Less selective universities are using predictive analytics to improve student outcomes, especially among those who are struggling academically.
Software company SAS said predictive analytics involves “the use of data, statistical algorithms and machine learning techniques to identify the likelihood of future outcomes based on historical data”, with the objective of providing the best assessment for what will happen in the future.
Its use enables universities to swoop in and grant support for students at-risk of dropping out before things take a turn for the worse, thus improving student outcomes.
Improving university completion rates
While a degree represents a stepping stone to prosperity, reports suggest dropout rates remain high across many universities.
For instance, last year, The Guardian reported that figures released by the Higher Education Statistics Agency (HESA) show that the number of students in the UK dropping out within 12 months of their studies has risen for the third successive year. Experts opined that university fees may play a part in drop-out rates.
Earlier this year, The New York Times reported that approximately one in three students who enrol in college never earn a degree.
Reasons for students dropping out may vary – be it the high university fees or their failure to make the grade – but many short- and long-term problems can arise from this.
For some, this may mean having to pay back their student loans despite not walking away with a degree; for others, common problems may include experiencing fewer employment opportunities, lower salaries and lower life satisfaction when compared to university graduates.
While the trend of universities using predictive analytics is still limited, just how effective are they and what are the implications of its use?
Predictive analytics – the right way to boost student outcomes?
Algorithms increasingly direct the trajectories of our lives, sometimes in surprising, and invisible ways https://t.co/x0quBBaD5I
— Wes Edens (@WesEdens) August 18, 2019
Georgia State University in Atlanta, US, has been using predictive analytics to great results.
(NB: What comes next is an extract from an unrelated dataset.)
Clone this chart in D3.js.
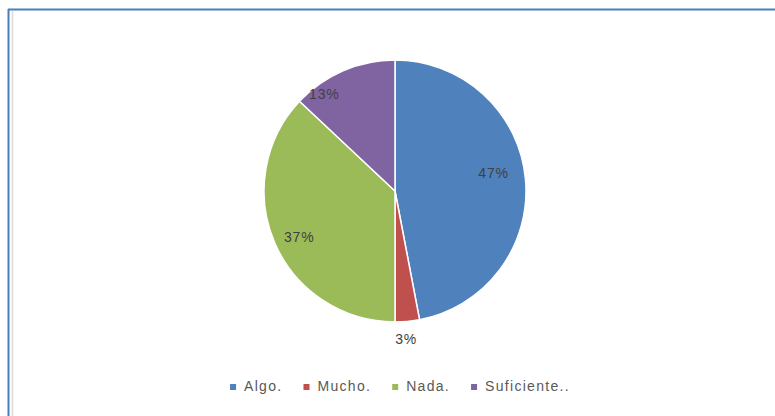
<!DOCTYPE html>
<html>
<head>
<meta charset="utf-8">
<script src="https://cdn.jsdelivr.net/npm/d3@7"></script>
<style>
  html, body { margin: 0; padding: 0; background: #fff; }
  svg { display: block; }
</style>
</head>
<body>
<svg id="chart" width="775" height="416"></svg>
<script>
// ---- data ----
const categories = ["Algo.", "Mucho.", "Nada.", "Suficiente.."];
const values = [47, 3, 37, 13];
const labels = ["47%", "3%", "37%", "13%"];
const colors = ["#4F81BD", "#C0504D", "#9BBB59", "#8064A2"];

// ---- layout ----
const W = 775, H = 416;
const cx = 395, cy = 191, R = 131;
const insideLabelR = 100, outsideLabelR = R + 20;
// small placement nudges imitating the spreadsheet's "best fit" labels
const labelNudge = [[-1, -9], [-3, -2], [-4, 6], [-31, -5]];

const svg = d3.select("#chart");

// frame
svg.append("rect").attr("x", 0).attr("y", 0).attr("width", W).attr("height", H).attr("fill", "#fff");
svg.append("line").attr("x1", 12.5).attr("x2", 12.5).attr("y1", 11).attr("y2", H)
  .attr("stroke", "#d9d9d9").attr("stroke-width", 1.5);
svg.append("line").attr("x1", 8.5).attr("x2", 8.5).attr("y1", 9).attr("y2", H)
  .attr("stroke", "#4A7EBB").attr("stroke-width", 2);
svg.append("line").attr("x1", 8).attr("x2", W).attr("y1", 9.5).attr("y2", 9.5)
  .attr("stroke", "#4A7EBB").attr("stroke-width", 2);

const pie = d3.pie().sort(null).value(d => d)(values);
const arc = d3.arc().innerRadius(0).outerRadius(R);
const g = svg.append("g").attr("transform", `translate(${cx},${cy})`);

g.selectAll("path.slice").data(pie).join("path")
  .attr("class", "slice")
  .attr("d", arc)
  .attr("fill", (d, i) => colors[i])
  .attr("stroke", "#fff")
  .attr("stroke-width", 1.5);

const inArc = d3.arc().innerRadius(insideLabelR).outerRadius(insideLabelR);
const outArc = d3.arc().innerRadius(outsideLabelR).outerRadius(outsideLabelR);

g.selectAll("text.lbl").data(pie).join("text")
  .attr("class", "lbl")
  .attr("transform", (d, i) => {
    const small = (d.endAngle - d.startAngle) < 0.3;
    const c = (small ? outArc : inArc).centroid(d);
    return `translate(${c[0] + labelNudge[i][0]},${c[1] + labelNudge[i][1]})`;
  })
  .attr("text-anchor", "middle")
  .attr("dy", "0.36em")
  .attr("font-family", "'Liberation Sans', Arial, sans-serif")
  .attr("font-size", 14)
  .attr("letter-spacing", "0.8px")
  .attr("fill", "#404040")
  .text((d, i) => labels[i]);

// legend
const legend = svg.append("g");
const items = legend.selectAll("g").data(categories).join("g");
items.append("rect").attr("width", 6).attr("height", 6).attr("y", -6)
  .attr("fill", (d, i) => colors[i]);
items.append("text").attr("x", 14).attr("y", 0)
  .attr("font-family", "'Liberation Sans', Arial, sans-serif")
  .attr("font-size", 14)
  .attr("letter-spacing", "1.3px")
  .attr("fill", "#595959")
  .text(d => d);

let x = 0;
const offsets = [];
items.each(function () {
  offsets.push(x);
  const tw = d3.select(this).select("text").node().getComputedTextLength();
  x += 14 + tw + 21;
});
const totalW = x - 21;
const startX = 400 - totalW / 2;
items.attr("transform", (d, i) => `translate(${startX + offsets[i]},390)`);
items.select("text").attr("y", 1);
</script>
</body>
</html>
According to The Chronicle of Higher Education, the public research university “raised its six-year graduation rate from 32 percent in 2003 to more than 54 percent in 2017”.
The Hechinger Report wrote that in 2017, Georgia State student Keenan Robinson wanted to major in nursing, but the university’s computer algorithm – which was closely tracking his performance – knew from 10 years of student records that Robinson was unlikely to make the cut.
His academic adviser suggested Robinson enrol into another healthcare major that accepts students with lower grades to help him stay on track and graduate.
In Politico, Kimberly Hefling wrote that while Georgia State may not be the only university using such technology, it stands out for operating longer than others, in addition to its success in improving outcomes “with low-income, first-generation and minority students – groups that have the hardest time succeeding in higher education”.
So, should other universities go down the same route?
While it may seem premature to dash a students’ dream of completing their chosen major before they run into trouble with their performance, some universities may see this as an effective way to tackle university dropout rates.
“Georgia State is encouraging students like Robinson to change their majors in an effort to address one of the most debilitating problems in higher education: low graduation rates,” notes The Hechinger Report.
“Nationally, only about half of students who start college actually earn degrees, according to the National Student Clearinghouse, a non-governmental organisation that tracks college enrollment. Many drop out mired in debt and lacking earning power. In fact, because of crushing debt, students who drop out are often worse off than if they’d never gone to college.”
While the use of predictive analytics has its benefits – both for the student and the university itself – it also raises questions over its limitations.
While some believe that past behaviour is the best predictor of future performance, this negates extenuating factors such as how people can and do change for many reasons, ultimately affecting the outcome of their future success in school.